Yeah, the gross layer violation here is the biggest problem. As for why it's special, it's the source of the rclk value and where the chip-specific code for the OXPCIe958 lives.

I think the best thing will be to add an interface to uart_if.m and have this handled in uart_bus_puc.c. I'll work on that tonight.

Fix up puc(4) abuse... add new method to serdev, update the termios info.
Adjust rclk again when using tcsetattr() so we don't get stuck with a
weird rclk.
Add a TIOCGFBAUD to get the current exact baudrate.
Use a struct instead of an array of integers.
Various bug fixes.

Some of the puc changes are still a bit suspect, particularly moving
puc_port into a header file, but it seems to be the least painful way
of doing it.

shurd marked 2 inline comments as done.

Clean up some bad bits in the past update.

Since MCR bit 7 is used for the prescaler, we need to update the
cached copy of the MCR after a call to SERDEV_ADJUST_RCLK.

After changing the baud rate, we need to update the watermarks it seems.

Allow preventing RTS/DTR from being asserted on open()

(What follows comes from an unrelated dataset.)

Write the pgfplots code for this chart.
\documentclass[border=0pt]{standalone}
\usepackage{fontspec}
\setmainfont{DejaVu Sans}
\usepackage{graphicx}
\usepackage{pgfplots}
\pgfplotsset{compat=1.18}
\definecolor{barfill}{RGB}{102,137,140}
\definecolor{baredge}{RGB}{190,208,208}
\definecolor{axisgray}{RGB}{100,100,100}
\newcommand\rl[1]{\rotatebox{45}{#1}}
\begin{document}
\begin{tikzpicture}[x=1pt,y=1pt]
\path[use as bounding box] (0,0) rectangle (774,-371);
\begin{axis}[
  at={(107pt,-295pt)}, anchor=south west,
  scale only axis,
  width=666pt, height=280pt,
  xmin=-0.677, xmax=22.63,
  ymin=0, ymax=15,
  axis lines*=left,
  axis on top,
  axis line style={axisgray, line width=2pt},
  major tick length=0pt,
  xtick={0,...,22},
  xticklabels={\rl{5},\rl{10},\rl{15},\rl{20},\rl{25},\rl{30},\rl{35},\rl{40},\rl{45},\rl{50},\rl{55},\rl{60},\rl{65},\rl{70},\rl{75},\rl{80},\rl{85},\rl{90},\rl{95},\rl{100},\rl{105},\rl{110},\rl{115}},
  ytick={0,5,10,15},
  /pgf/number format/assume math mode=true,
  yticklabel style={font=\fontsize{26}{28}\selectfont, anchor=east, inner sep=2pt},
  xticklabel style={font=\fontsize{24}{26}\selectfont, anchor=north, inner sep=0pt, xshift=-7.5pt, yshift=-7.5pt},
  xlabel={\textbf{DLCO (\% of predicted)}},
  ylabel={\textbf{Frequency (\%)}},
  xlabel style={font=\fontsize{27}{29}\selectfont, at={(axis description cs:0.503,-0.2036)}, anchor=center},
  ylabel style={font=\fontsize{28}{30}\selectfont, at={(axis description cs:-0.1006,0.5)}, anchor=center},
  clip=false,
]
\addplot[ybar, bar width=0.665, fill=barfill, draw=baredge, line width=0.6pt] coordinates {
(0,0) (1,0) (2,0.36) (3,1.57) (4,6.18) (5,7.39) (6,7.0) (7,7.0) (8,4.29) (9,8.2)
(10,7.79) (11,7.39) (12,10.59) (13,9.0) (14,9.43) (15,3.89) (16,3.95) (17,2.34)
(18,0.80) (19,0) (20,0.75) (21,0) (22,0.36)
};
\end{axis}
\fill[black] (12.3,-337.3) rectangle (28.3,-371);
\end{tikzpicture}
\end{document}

RTTY Radios are generally wired up to start transmitting when RTS is
asserted. While most older radios use relays, so it can be turned off fast
enough to prevent a transmission, newer radios use solid-state switching.
This change allows preventing RTS from being pulsed. Since many of the
searches online for an existing API resulted in threads where people wanted
to avoid asserting DTR on open(), added that as well.

This isn't an ideal interface, since it requires you to use stty on the init
device before opening it, but it's certainly easier than adding yet another
set of devices to the /dev/tty and /dev/cua family.

This changes means perhaps adding an example to /etc/rc.d/serial and even
more documentation to touch once this gets into a stable state (termios,
stty).

Fix builds on GCC targets

Warning promoted to error when testing if a uint16_t is > 65535.

Allow preventing RTS/DTR from being asserted on open()

RTTY Radios are generally wired up to start transmitting when RTS is
asserted. While most older radios use relays, so it can be turned off fast
enough to prevent a transmission, newer radios use solid-state switching.
This change allows preventing RTS from being pulsed. Since many of the
searches online for an existing API resulted in threads where people wanted
to avoid asserting DTR on open(), added that as well.

This isn't an ideal interface, since it requires you to use stty on the init
device before opening it, but it's certainly easier than adding yet another
set of devices to the /dev/tty and /dev/cua family.

I would argue that this is an ideal interface, and adding another set of devices would be somewhat hackish feeling. All of the times that I've wanted this, I really wanted to -rtsdtr on the .init node instead of teaching software yet another pattern of TTY names to deal with on FreeBSD. Additionally, each of these times I didn't really want to access the device two different ways- either it coped well with DTR being asserted on open, or it took DTR to mean something that I would much prefer to deliberately control (e.g. board reset).

I'd really like to see this part split out into a separate review and committed soon, because it shouldn't see any contention- it adds control that is desirable to the people that know they need it, and doesn't really affect anyone else.

I'd really like to see this part split out into a separate review and committed soon, because it shouldn't see any contention- it adds control that is desirable to the people that know they need it, and doesn't really affect anyone else.

I had mostly forgotten about this. I'll split it out this weekend and maybe clean the rest of it up. Thanks for reminding me.